Why the scale of activity now on electric and hybrid commercial vehicles? Partly it’s because vehicle manufacturers are alive to growing environmental pressures (regulatory and political) nudging the industry towards cleaner and quieter trucks. Partly – and there is some causality here – high-profile fleets are concerned about their brands’ green credentials and the increasingly damaging impact of diesel-driven transport.
Full-electrics and intelligent range extenders, such as Tevva’s, ostensibly solve both problems while also enabling night-time deliveries, with their obvious potential to bear down on equally important traffic congestion. And as the charging infrastructure improves, so the feasibility index looks more attractive.
However, technology too is on the move, with both the energy density and price per kWh of battery packs of all flavours looking increasingly favourable. Together, these mean that current payload penalties and the considerable on-costs of hybrids and full electric vehicles alike are set to diminish – and quite rapidly, capitalising on developments in the consumer and automotive markets.
Electric commercial vehicle charging gets £2.2 million boost
Charging technology company Zapinamo has won £2.2 million of government funding to partner with WMG (Warwick University’s manufacturing centre), Iveco and others on ultra-high-speed charging systems for commercial vehicles. The funding is part of the Low Emissions Freight Trial supported by DfT, OLEV and Innovate UK.
Zapinamo’s technology uses on/off grid and renewable sources for electric vehicle charging, and is said to deliver 400kW to charge a vehicle in minutes – ideal for electric commercial vehicles with long and/or demanding duty cycles.
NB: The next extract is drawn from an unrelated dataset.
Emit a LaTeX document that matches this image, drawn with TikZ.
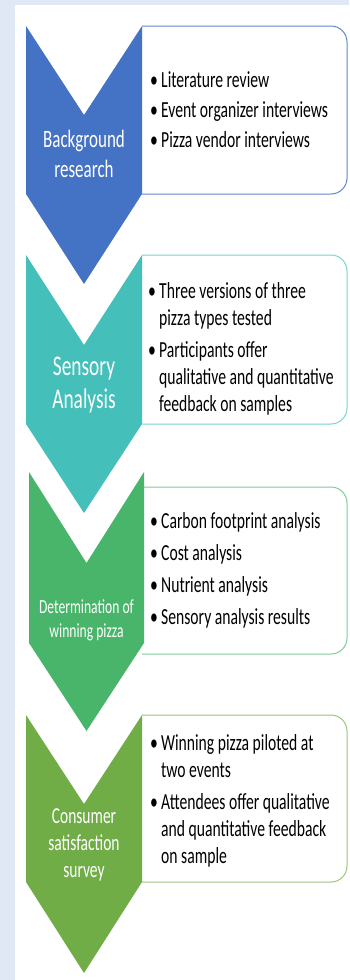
\documentclass[tikz,border=0pt]{standalone}
\usepackage{fontspec}
\setmainfont{Carlito}[FakeStretch=0.68]
\usepackage{xcolor}
\usepackage{tikz}

\definecolor{stepblue}{HTML}{4472C4}
\definecolor{stepteal}{HTML}{45BFB9}
\definecolor{stepgreen}{HTML}{48B56A}
\definecolor{stepolive}{HTML}{70AD47}
\definecolor{pagebg}{HTML}{DFE8F4}
\newcommand{\bul}{\makebox[11pt][l]{\textbullet}}

\begin{document}
\begin{tikzpicture}[x=1pt, y=-1pt,
  lab/.style={anchor=base, inner sep=0pt, text=white},
  list/.style={anchor=base west, inner sep=0pt, font=\fontsize{23}{27}\selectfont},
  card/.style={fill=white, line width=1pt, rounded corners=16pt}]
\useasboundingbox (0,0) rectangle (349,980);
% page
\fill[pagebg] (0,0) rectangle (349,980);
\fill[white] (15,5) rectangle (349,980);

% Background research
\draw[card, draw=stepblue!85] (142,26) -- (347,26) -- (347,194) -- (142,194);
\fill[stepblue] (26,26) -- (84,115) -- (142,26) -- (142,194) -- (84,284) -- (26,194) -- cycle;
\node[lab, font=\fontsize{25}{30}\selectfont] (bg) at (84,147)
  {\begin{tabular}[t]{@{}c@{}}Background\\research\end{tabular}};
\node[list] (bglist) at (150,87) {\begin{tabular}[t]{@{}l@{}l@{}}
  \bul & Literature review\\[3pt]
  \bul & Event organizer interviews\\[3pt]
  \bul & Pizza vendor interviews
\end{tabular}};

% Sensory analysis
\draw[card, draw=stepteal!70] (142,255) -- (347,255) -- (347,424) -- (142,424);
\fill[stepteal] (26,255) -- (84,345) -- (142,255) -- (142,424) -- (84,513) -- (26,424) -- cycle;
\node[lab, font=\fontsize{28.5}{33}\selectfont] (sens) at (84,375)
  {\begin{tabular}[t]{@{}c@{}}Sensory\\Analysis\end{tabular}};
\node[list] (senslist) at (148,298) {\begin{tabular}[t]{@{}l@{}l@{}}
  \bul & Three versions of three\\
       & pizza types tested\\[5pt]
  \bul & Participants offer\\
       & qualitative and quantitative\\
       & feedback on samples
\end{tabular}};

% Winning pizza
\draw[card, draw=stepgreen!70] (142,487) -- (347,487) -- (347,654) -- (142,654);
\fill[stepgreen] (29,472) -- (86.5,563) -- (144,472) -- (144,643) -- (86.5,731) -- (29,643) -- cycle;
\node[lab, font=\fontsize{20}{24}\selectfont] (det) at (86.5,613)
  {\begin{tabular}[t]{@{}c@{}}Determination of\\winning pizza\end{tabular}};
\node[list] (detlist) at (150,528) {\begin{tabular}[t]{@{}l@{}l@{}}
  \bul & Carbon footprint analysis\\[5pt]
  \bul & Cost analysis\\[5pt]
  \bul & Nutrient analysis\\[5pt]
  \bul & Sensory analysis results
\end{tabular}};

% Consumer survey
\draw[card, draw=stepolive!70] (142,715) -- (347,715) -- (347,882) -- (142,882);
\fill[stepolive] (26,715) -- (84,804) -- (142,715) -- (142,882) -- (84,973) -- (26,882) -- cycle;
\node[lab, font=\fontsize{22.8}{27}\selectfont] (cons) at (84,823)
  {\begin{tabular}[t]{@{}c@{}}Consumer\\satisfaction\\survey\end{tabular}};
\node[list] (conslist) at (150,750) {\begin{tabular}[t]{@{}l@{}l@{}}
  \bul & Winning pizza piloted at\\
       & two events\\[5pt]
  \bul & Attendees offer qualitative\\
       & and quantitative feedback\\
       & on sample
\end{tabular}};
\end{tikzpicture}
\end{document}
The trials will be carried out with food delivery specialist Farmdrop, operating in Bermondsey, South London.
Tim Martin, chief executive of Zapinamo, describes it as “a great day” for his business and for the emerging commercial EV industry. “Our technology is a global first and it is fantastic to be trialling it in London with our partners.”
For WMG, Richard McMahon, professor of power electronics, adds: “WMG has a key role in the project, drawing on its experience of complex power electronics-based systems in defining the power conversion technology for the local battery energy store. WMG’s commitment to developing highly efficient power converters using new wide band-gap semiconductor devices will provide the basis for future advances in Zapinamo’s system.”